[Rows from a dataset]
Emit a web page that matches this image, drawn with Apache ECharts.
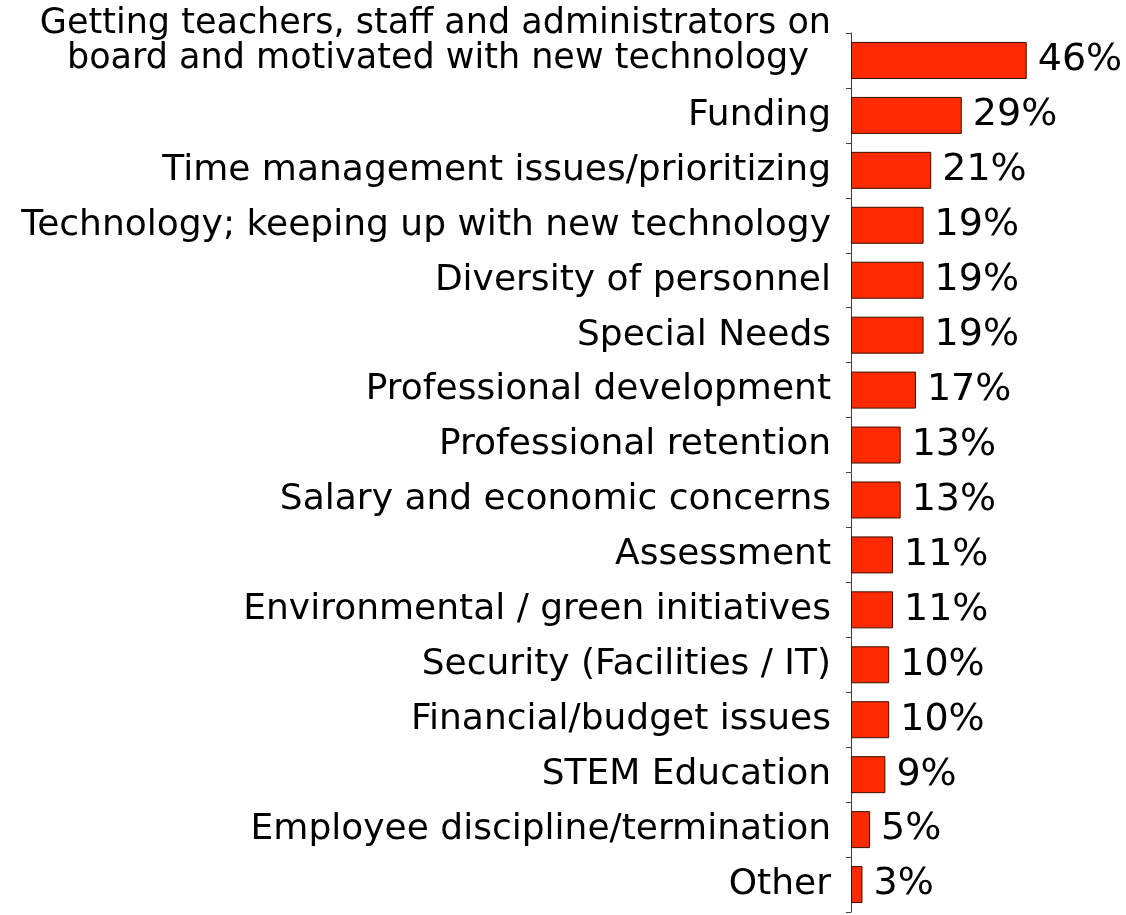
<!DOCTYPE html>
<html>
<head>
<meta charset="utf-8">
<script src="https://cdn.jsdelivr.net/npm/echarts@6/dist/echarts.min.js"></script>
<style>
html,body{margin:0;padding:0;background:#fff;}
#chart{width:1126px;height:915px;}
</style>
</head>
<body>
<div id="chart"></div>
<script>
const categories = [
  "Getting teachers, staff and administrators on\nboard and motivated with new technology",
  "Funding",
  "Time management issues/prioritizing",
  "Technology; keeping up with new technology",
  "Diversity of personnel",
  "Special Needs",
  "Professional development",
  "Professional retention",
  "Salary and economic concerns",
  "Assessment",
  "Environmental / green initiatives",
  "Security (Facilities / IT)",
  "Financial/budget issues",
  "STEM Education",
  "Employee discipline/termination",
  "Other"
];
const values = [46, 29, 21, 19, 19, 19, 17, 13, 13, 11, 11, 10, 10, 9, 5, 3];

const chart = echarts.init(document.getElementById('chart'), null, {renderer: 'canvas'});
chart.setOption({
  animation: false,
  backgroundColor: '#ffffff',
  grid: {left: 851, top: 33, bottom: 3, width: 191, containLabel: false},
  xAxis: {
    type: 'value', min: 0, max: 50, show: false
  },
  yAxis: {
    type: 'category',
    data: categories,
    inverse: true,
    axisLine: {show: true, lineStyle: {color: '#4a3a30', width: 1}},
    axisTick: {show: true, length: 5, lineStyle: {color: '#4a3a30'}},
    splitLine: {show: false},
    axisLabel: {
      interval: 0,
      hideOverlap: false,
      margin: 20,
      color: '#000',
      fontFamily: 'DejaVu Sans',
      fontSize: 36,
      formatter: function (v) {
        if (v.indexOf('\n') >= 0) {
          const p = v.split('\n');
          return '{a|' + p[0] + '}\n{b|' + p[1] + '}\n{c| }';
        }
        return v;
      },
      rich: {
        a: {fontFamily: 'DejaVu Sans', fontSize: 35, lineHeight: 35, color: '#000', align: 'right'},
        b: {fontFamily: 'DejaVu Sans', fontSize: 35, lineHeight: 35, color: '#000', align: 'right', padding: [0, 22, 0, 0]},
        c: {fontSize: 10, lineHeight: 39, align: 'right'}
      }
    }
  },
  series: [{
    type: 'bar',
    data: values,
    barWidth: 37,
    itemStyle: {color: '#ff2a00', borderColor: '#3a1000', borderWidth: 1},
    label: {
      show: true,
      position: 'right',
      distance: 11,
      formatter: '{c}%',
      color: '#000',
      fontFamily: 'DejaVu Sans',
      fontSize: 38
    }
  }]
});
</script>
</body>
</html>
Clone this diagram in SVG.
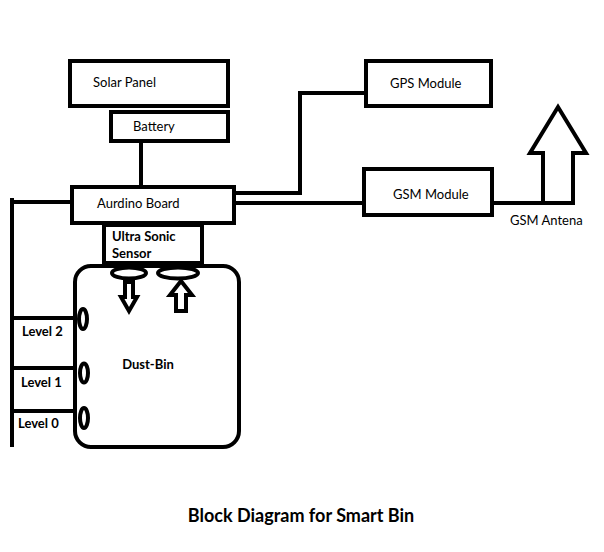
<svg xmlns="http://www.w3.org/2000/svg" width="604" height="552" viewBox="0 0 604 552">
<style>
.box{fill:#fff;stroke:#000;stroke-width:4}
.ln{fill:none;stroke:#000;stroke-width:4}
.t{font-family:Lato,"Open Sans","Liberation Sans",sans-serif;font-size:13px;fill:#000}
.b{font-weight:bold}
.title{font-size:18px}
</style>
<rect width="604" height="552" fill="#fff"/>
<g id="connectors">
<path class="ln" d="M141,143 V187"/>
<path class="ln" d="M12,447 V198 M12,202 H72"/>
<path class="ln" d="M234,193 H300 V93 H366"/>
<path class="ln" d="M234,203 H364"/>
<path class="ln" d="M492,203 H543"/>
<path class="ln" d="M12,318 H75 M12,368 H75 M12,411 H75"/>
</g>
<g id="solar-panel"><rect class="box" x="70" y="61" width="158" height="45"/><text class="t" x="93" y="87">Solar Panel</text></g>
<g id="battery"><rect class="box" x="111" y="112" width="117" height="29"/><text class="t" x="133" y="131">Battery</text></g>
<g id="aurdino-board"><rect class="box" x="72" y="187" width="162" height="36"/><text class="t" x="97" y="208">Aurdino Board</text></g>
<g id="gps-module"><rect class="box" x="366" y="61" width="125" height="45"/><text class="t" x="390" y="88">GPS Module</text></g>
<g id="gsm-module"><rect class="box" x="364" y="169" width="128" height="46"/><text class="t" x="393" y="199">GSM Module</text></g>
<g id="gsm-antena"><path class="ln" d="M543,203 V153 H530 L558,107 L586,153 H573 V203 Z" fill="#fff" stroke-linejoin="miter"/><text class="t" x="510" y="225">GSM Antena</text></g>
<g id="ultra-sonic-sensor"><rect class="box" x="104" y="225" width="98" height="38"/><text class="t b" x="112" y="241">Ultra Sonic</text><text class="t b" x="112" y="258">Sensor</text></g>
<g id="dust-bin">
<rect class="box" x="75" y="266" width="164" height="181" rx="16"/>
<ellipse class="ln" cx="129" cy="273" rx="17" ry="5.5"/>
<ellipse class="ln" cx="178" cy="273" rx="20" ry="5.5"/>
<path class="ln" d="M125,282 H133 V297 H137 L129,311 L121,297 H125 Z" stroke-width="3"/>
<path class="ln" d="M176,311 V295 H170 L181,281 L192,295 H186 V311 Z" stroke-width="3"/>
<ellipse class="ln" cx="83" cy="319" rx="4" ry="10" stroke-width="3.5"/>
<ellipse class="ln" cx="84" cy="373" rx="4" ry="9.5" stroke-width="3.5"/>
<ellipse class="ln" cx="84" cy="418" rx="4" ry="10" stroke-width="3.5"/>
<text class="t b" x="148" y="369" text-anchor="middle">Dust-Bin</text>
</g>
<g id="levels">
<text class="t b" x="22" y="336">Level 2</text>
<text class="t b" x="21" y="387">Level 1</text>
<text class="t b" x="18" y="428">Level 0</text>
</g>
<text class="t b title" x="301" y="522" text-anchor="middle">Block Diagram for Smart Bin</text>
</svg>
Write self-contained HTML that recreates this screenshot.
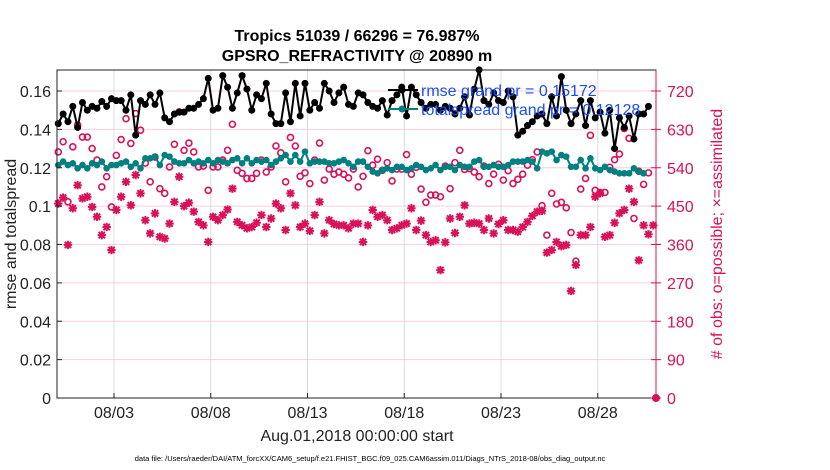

What needs to be done:
Repeat exactly the lines from the start of the entries down to the line with "10, 9, 5, 3];", keeping both ends but none of the pictures.

Written solution:
Emit a web page that matches this image, drawn with Apache ECharts.
<!DOCTYPE html>
<html>
<head>
<meta charset="utf-8">
<script src="https://cdn.jsdelivr.net/npm/echarts@6/dist/echarts.min.js"></script>
<style>
html,body{margin:0;padding:0;background:#fff;}
#chart{width:1126px;height:915px;}
</style>
</head>
<body>
<div id="chart"></div>
<script>
const categories = [
  "Getting teachers, staff and administrators on\nboard and motivated with new technology",
  "Funding",
  "Time management issues/prioritizing",
  "Technology; keeping up with new technology",
  "Diversity of personnel",
  "Special Needs",
  "Professional development",
  "Professional retention",
  "Salary and economic concerns",
  "Assessment",
  "Environmental / green initiatives",
  "Security (Facilities / IT)",
  "Financial/budget issues",
  "STEM Education",
  "Employee discipline/termination",
  "Other"
];
const values = [46, 29, 21, 19, 19, 19, 17, 13, 13, 11, 11, 10, 10, 9, 5, 3];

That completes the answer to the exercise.